What the task requires: Retype exactly what appears below from the line containing "Rebuild this diagram" down to the line containing "(19,5) rectangle (1061,607);", keeping both end lines. Do not include pictures.

Available records:
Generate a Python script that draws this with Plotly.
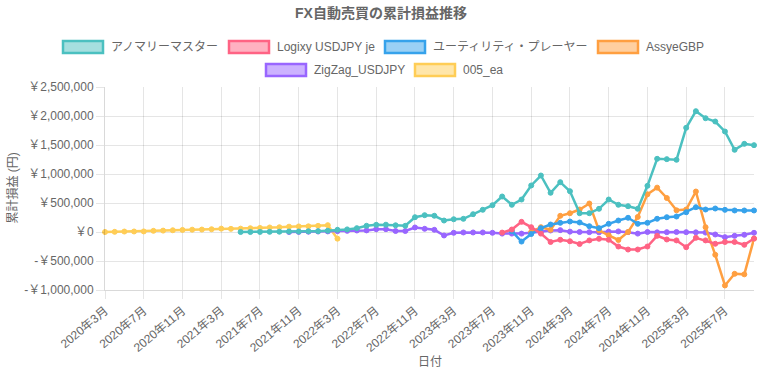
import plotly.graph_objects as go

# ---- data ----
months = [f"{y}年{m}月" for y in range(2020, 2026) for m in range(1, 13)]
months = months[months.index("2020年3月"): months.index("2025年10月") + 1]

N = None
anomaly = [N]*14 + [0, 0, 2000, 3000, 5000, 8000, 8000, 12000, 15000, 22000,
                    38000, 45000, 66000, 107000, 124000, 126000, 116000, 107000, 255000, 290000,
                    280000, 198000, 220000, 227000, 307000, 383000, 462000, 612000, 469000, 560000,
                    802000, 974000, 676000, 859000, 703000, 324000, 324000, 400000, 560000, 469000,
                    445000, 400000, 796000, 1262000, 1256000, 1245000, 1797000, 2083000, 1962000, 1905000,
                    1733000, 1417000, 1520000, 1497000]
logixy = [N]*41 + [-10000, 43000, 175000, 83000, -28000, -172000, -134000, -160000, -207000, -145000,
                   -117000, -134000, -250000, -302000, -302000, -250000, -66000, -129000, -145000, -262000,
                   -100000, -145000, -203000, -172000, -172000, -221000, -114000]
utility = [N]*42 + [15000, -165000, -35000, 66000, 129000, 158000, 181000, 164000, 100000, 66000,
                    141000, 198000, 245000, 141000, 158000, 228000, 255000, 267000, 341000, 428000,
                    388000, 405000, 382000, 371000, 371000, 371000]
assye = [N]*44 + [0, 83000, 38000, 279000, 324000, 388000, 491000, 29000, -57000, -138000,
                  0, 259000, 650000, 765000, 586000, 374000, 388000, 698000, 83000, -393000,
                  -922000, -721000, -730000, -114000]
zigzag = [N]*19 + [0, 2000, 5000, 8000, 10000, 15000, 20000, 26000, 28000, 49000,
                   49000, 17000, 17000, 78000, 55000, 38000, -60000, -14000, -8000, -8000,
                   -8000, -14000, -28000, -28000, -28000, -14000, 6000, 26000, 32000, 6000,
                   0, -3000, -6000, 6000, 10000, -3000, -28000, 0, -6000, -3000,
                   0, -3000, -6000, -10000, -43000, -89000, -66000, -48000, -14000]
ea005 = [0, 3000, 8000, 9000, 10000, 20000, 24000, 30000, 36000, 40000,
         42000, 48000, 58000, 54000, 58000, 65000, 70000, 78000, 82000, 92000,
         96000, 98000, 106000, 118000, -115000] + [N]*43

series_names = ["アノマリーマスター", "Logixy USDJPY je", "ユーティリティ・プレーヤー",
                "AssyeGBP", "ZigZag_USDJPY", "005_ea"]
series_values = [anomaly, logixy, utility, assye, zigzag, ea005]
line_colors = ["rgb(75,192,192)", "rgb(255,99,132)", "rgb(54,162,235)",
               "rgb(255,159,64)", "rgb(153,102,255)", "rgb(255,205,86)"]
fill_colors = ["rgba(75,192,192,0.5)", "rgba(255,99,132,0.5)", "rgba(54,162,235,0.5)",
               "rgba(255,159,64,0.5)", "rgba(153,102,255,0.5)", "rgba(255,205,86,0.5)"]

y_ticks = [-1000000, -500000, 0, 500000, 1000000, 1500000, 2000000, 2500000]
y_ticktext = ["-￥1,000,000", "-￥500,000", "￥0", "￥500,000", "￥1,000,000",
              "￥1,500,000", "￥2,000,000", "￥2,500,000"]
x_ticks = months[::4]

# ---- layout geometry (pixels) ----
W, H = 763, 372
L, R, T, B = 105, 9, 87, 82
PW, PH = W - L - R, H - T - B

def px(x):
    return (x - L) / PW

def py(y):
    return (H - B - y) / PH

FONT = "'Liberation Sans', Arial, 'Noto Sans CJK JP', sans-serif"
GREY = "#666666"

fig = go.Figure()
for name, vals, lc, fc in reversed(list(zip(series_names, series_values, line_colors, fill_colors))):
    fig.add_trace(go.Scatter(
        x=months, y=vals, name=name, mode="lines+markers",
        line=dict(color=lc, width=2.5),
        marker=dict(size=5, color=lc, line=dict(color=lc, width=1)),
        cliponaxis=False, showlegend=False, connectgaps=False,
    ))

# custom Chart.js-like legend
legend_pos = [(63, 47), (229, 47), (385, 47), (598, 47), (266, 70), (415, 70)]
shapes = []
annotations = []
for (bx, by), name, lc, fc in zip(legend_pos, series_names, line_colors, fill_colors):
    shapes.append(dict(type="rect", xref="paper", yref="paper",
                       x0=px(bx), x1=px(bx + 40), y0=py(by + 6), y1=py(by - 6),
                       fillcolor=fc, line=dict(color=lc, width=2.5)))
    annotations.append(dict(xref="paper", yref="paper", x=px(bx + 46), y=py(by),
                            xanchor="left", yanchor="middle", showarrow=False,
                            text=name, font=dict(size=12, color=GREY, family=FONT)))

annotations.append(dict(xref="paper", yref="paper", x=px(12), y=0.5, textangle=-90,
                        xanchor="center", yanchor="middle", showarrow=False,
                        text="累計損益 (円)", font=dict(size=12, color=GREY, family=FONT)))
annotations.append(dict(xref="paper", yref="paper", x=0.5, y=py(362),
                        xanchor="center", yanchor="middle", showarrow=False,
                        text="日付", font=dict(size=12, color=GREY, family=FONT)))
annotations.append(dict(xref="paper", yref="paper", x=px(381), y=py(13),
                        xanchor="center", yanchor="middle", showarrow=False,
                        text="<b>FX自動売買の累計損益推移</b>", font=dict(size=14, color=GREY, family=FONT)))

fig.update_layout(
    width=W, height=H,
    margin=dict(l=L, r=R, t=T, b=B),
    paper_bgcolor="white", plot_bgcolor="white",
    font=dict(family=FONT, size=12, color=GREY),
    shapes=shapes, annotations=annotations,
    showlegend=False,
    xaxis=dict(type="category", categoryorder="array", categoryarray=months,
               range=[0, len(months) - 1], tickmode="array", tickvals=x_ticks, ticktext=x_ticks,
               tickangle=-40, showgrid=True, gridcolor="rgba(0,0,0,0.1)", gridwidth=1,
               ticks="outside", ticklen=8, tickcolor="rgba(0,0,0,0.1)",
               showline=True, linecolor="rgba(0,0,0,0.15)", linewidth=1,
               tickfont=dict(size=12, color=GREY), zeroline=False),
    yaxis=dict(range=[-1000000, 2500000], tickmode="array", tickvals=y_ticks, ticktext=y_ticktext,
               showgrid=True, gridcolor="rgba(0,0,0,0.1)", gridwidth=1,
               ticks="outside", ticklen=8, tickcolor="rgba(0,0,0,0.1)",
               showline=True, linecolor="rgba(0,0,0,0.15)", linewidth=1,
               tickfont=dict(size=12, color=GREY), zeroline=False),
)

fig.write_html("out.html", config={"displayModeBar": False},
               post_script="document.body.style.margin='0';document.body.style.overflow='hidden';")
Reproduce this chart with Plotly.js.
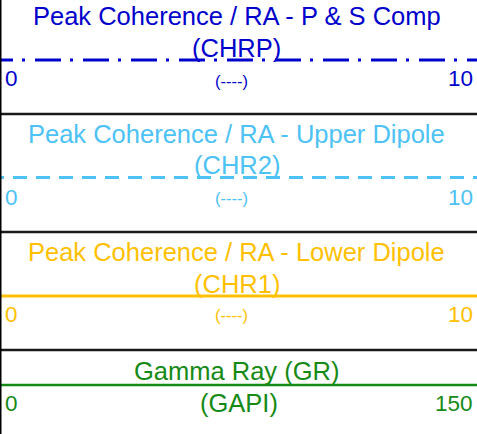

...

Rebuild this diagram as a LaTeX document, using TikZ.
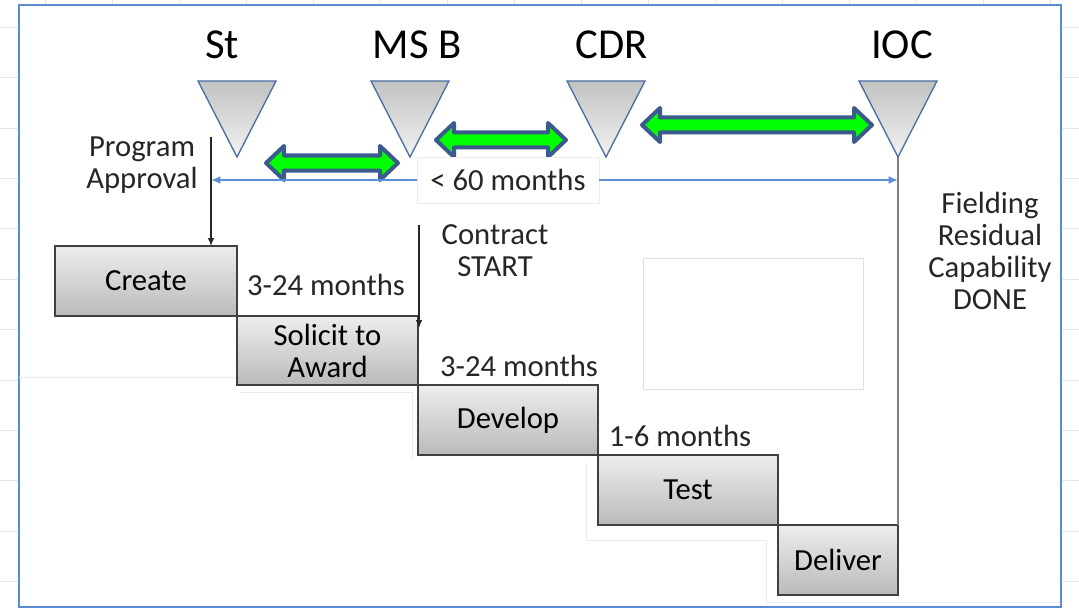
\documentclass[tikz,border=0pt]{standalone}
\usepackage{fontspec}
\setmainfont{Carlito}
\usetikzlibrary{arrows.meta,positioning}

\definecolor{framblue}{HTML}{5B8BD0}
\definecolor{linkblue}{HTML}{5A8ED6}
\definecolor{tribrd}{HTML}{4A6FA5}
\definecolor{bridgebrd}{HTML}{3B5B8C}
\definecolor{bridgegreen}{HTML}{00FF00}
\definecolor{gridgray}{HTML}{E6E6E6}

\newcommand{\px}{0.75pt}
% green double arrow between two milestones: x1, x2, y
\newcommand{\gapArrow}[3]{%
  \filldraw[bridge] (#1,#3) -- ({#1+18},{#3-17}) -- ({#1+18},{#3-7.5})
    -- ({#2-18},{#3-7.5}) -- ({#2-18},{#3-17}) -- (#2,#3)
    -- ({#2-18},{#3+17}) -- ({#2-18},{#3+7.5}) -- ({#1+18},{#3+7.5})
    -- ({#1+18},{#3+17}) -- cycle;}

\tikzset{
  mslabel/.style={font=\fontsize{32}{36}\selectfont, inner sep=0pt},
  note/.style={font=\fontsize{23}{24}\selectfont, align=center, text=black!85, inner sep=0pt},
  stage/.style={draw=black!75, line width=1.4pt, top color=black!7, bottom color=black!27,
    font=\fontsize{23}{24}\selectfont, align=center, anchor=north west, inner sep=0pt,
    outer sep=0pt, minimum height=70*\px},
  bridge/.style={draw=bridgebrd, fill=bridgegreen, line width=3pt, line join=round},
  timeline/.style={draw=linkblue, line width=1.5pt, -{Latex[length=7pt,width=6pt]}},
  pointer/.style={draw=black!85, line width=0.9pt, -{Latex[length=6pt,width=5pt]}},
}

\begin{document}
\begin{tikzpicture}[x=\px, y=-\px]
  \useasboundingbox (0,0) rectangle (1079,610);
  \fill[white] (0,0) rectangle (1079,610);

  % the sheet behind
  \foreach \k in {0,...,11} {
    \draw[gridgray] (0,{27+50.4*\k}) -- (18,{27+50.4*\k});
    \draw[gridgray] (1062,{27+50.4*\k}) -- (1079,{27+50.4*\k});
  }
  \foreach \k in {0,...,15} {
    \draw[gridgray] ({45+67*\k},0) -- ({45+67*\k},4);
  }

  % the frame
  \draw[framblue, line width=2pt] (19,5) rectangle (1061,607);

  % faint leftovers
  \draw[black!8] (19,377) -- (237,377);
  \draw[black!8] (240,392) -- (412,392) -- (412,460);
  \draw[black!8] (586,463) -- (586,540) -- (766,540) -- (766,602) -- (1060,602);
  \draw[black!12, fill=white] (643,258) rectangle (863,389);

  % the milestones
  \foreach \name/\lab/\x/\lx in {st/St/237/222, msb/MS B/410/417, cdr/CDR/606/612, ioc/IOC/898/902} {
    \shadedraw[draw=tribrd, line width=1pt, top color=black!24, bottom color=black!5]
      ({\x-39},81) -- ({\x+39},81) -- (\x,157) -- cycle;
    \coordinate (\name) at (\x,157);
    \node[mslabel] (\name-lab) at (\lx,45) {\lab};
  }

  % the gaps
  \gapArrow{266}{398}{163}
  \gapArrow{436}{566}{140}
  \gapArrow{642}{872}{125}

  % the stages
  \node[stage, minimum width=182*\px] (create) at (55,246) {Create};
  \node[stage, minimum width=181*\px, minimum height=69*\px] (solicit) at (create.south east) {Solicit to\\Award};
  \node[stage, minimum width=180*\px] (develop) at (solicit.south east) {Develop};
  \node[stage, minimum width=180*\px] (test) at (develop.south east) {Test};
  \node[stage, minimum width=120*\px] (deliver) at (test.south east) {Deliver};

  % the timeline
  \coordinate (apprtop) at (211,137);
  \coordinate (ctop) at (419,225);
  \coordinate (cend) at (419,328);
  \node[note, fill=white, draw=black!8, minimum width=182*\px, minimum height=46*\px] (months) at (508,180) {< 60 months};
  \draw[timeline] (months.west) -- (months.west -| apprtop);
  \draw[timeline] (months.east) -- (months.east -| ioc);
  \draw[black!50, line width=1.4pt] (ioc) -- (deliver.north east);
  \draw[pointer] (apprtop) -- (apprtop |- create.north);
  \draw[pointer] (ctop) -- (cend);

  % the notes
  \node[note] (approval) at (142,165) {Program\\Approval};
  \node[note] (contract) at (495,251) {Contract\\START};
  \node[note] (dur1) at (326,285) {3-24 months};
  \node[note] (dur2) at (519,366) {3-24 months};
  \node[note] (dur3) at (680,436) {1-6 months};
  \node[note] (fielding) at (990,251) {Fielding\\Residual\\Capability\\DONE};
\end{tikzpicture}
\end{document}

Answer to this problem:
Rebuild this diagram as a LaTeX document, using TikZ.
\documentclass[tikz,border=0pt]{standalone}
\usepackage{fontspec}
\setmainfont{Carlito}
\usetikzlibrary{arrows.meta,positioning}

\definecolor{framblue}{HTML}{5B8BD0}
\definecolor{linkblue}{HTML}{5A8ED6}
\definecolor{tribrd}{HTML}{4A6FA5}
\definecolor{bridgebrd}{HTML}{3B5B8C}
\definecolor{bridgegreen}{HTML}{00FF00}
\definecolor{gridgray}{HTML}{E6E6E6}

\newcommand{\px}{0.75pt}
% green double arrow between two milestones: x1, x2, y
\newcommand{\gapArrow}[3]{%
  \filldraw[bridge] (#1,#3) -- ({#1+18},{#3-17}) -- ({#1+18},{#3-7.5})
    -- ({#2-18},{#3-7.5}) -- ({#2-18},{#3-17}) -- (#2,#3)
    -- ({#2-18},{#3+17}) -- ({#2-18},{#3+7.5}) -- ({#1+18},{#3+7.5})
    -- ({#1+18},{#3+17}) -- cycle;}

\tikzset{
  mslabel/.style={font=\fontsize{32}{36}\selectfont, inner sep=0pt},
  note/.style={font=\fontsize{23}{24}\selectfont, align=center, text=black!85, inner sep=0pt},
  stage/.style={draw=black!75, line width=1.4pt, top color=black!7, bottom color=black!27,
    font=\fontsize{23}{24}\selectfont, align=center, anchor=north west, inner sep=0pt,
    outer sep=0pt, minimum height=70*\px},
  bridge/.style={draw=bridgebrd, fill=bridgegreen, line width=3pt, line join=round},
  timeline/.style={draw=linkblue, line width=1.5pt, -{Latex[length=7pt,width=6pt]}},
  pointer/.style={draw=black!85, line width=0.9pt, -{Latex[length=6pt,width=5pt]}},
}

\begin{document}
\begin{tikzpicture}[x=\px, y=-\px]
  \useasboundingbox (0,0) rectangle (1079,610);
  \fill[white] (0,0) rectangle (1079,610);

  % the sheet behind
  \foreach \k in {0,...,11} {
    \draw[gridgray] (0,{27+50.4*\k}) -- (18,{27+50.4*\k});
    \draw[gridgray] (1062,{27+50.4*\k}) -- (1079,{27+50.4*\k});
  }
  \foreach \k in {0,...,15} {
    \draw[gridgray] ({45+67*\k},0) -- ({45+67*\k},4);
  }

  % the frame
  \draw[framblue, line width=2pt] (19,5) rectangle (1061,607);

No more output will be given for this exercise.